Challenge — Leave out the pictures and copy everything else below exactly.

--

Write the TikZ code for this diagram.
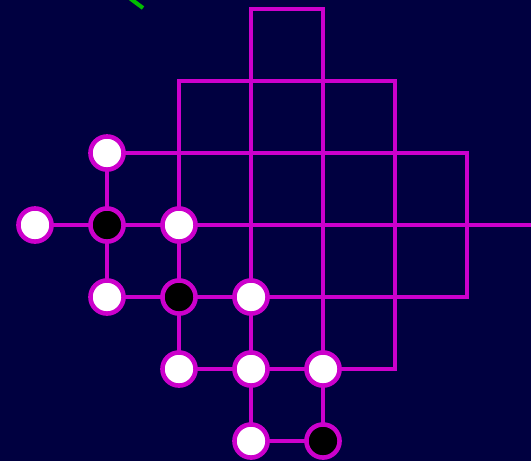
\documentclass[tikz,border=0pt]{standalone}
\usepackage{xcolor}
\definecolor{navy}{RGB}{0,0,64}
\definecolor{wire}{RGB}{204,0,204}
\definecolor{tick}{RGB}{0,190,0}
\pgfdeclarelayer{background}
\pgfsetlayers{background,main}

\begin{document}
\begin{tikzpicture}[x=1cm, y=-1cm]

        % 1. Grid and drawing limits (one grid step = 72px)
        \pgfmathsetmacro{\xmin}{-35/72}
        \pgfmathsetmacro{\ymin}{-9/72}
        \pgfmathsetmacro{\xmax}{496/72}
        \pgfmathsetmacro{\ymax}{452/72}

        \useasboundingbox (\xmin,\ymin) rectangle (\xmax,\ymax);
        \clip (\xmin,\ymin) rectangle (\xmax,\ymax);

        % grid points g<col><row>
        \foreach \c in {0,...,6}
          \foreach \r in {0,...,6}
            \coordinate (g\c\r) at (\c,\r);
        \coordinate (East) at (\xmax,3);

        \tikzset{wireline/.style={wire, line width=1.6pt, line join=miter},
                 spot/.style={circle, draw=wire, line width=1.8pt, minimum size=0.46cm, inner sep=0pt, fill=white},
                 hole/.style={spot, fill=black}}

        % 2. Stones (white and black)
        \node[spot] (s12) at (g12) {};
        \node[spot] (s03) at (g03) {};
        \node[hole] (s13) at (g13) {};
        \node[spot] (s23) at (g23) {};
        \node[spot] (s14) at (g14) {};
        \node[hole] (s24) at (g24) {};
        \node[spot] (s34) at (g34) {};
        \node[spot] (s25) at (g25) {};
        \node[spot] (s35) at (g35) {};
        \node[spot] (s45) at (g45) {};
        \node[spot] (s36) at (g36) {};
        \node[hole] (s46) at (g46) {};

        % 3. Wires and background, behind the stones
        \begin{pgfonlayer}{background}
          \fill[navy] (\xmin,\ymin) rectangle (\xmax,\ymax);

          % the little green stroke at the top
          \coordinate (TickA) at (90/72, -0.2);
          \coordinate (TickB) at (108/72, -1/72);
          \draw[tick, line width=1.6pt] (TickA) -- (TickB);

          \draw[wireline] (s12.center) -- (g62) -- (g64) -- (s34.center);
          \draw[wireline] (s03.center) -- (s23.center) -- (East);
          \draw[wireline] (s12.center) -- (s14.center);
          \draw[wireline] (s23.center) -- (g21) -- (g51) -- (g55) -- (s45.center);
          \draw[wireline] (s36.center) -- (g30) -- (g40) -- (s46.center);
          \draw[wireline] (s14.center) -- (s34.center);
          \draw[wireline] (s23.center) -- (s25.center) -- (s45.center);
          \draw[wireline] (s36.center) -- (s46.center);
        \end{pgfonlayer}

\end{tikzpicture}
\end{document}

--

Solved problem —
Write the TikZ code for this diagram.
\documentclass[tikz,border=0pt]{standalone}
\usepackage{xcolor}
\definecolor{navy}{RGB}{0,0,64}
\definecolor{wire}{RGB}{204,0,204}
\definecolor{tick}{RGB}{0,190,0}
\pgfdeclarelayer{background}
\pgfsetlayers{background,main}

\begin{document}
\begin{tikzpicture}[x=1cm, y=-1cm]

        % 1. Grid and drawing limits (one grid step = 72px)
        \pgfmathsetmacro{\xmin}{-35/72}
        \pgfmathsetmacro{\ymin}{-9/72}
        \pgfmathsetmacro{\xmax}{496/72}
        \pgfmathsetmacro{\ymax}{452/72}

        \useasboundingbox (\xmin,\ymin) rectangle (\xmax,\ymax);
        \clip (\xmin,\ymin) rectangle (\xmax,\ymax);

        % grid points g<col><row>
        \foreach \c in {0,...,6}
          \foreach \r in {0,...,6}
            \coordinate (g\c\r) at (\c,\r);
        \coordinate (East) at (\xmax,3);

        \tikzset{wireline/.style={wire, line width=1.6pt, line join=miter},
                 spot/.style={circle, draw=wire, line width=1.8pt, minimum size=0.46cm, inner sep=0pt, fill=white},
                 hole/.style={spot, fill=black}}

        % 2. Stones (white and black)
        \node[spot] (s12) at (g12) {};
        \node[spot] (s03) at (g03) {};
        \node[hole] (s13) at (g13) {};
        \node[spot] (s23) at (g23) {};
        \node[spot] (s14) at (g14) {};
        \node[hole] (s24) at (g24) {};
        \node[spot] (s34) at (g34) {};
        \node[spot] (s25) at (g25) {};
        \node[spot] (s35) at (g35) {};
        \node[spot] (s45) at (g45) {};
        \node[spot] (s36) at (g36) {};
        \node[hole] (s46) at (g46) {};

        % 3. Wires and background, behind the stones
        \begin{pgfonlayer}{background}
          \fill[navy] (\xmin,\ymin) rectangle (\xmax,\ymax);

          % the little green stroke at the top
          \coordinate (TickA) at (90/72, -0.2);
          \coordinate (TickB) at (108/72, -1/72);
          \draw[tick, line width=1.6pt] (TickA) -- (TickB);

          \draw[wireline] (s12.center) -- (g62) -- (g64) -- (s34.center);
          \draw[wireline] (s03.center) -- (s23.center) -- (East);
          \draw[wireline] (s12.center) -- (s14.center);
          \draw[wireline] (s23.center) -- (g21) -- (g51) -- (g55) -- (s45.center);
          \draw[wireline] (s36.center) -- (g30) -- (g40) -- (s46.center);
          \draw[wireline] (s14.center) -- (s34.center);
          \draw[wireline] (s23.center) -- (s25.center) -- (s45.center);
          \draw[wireline] (s36.center) -- (s46.center);
        \end{pgfonlayer}

\end{tikzpicture}
\end{document}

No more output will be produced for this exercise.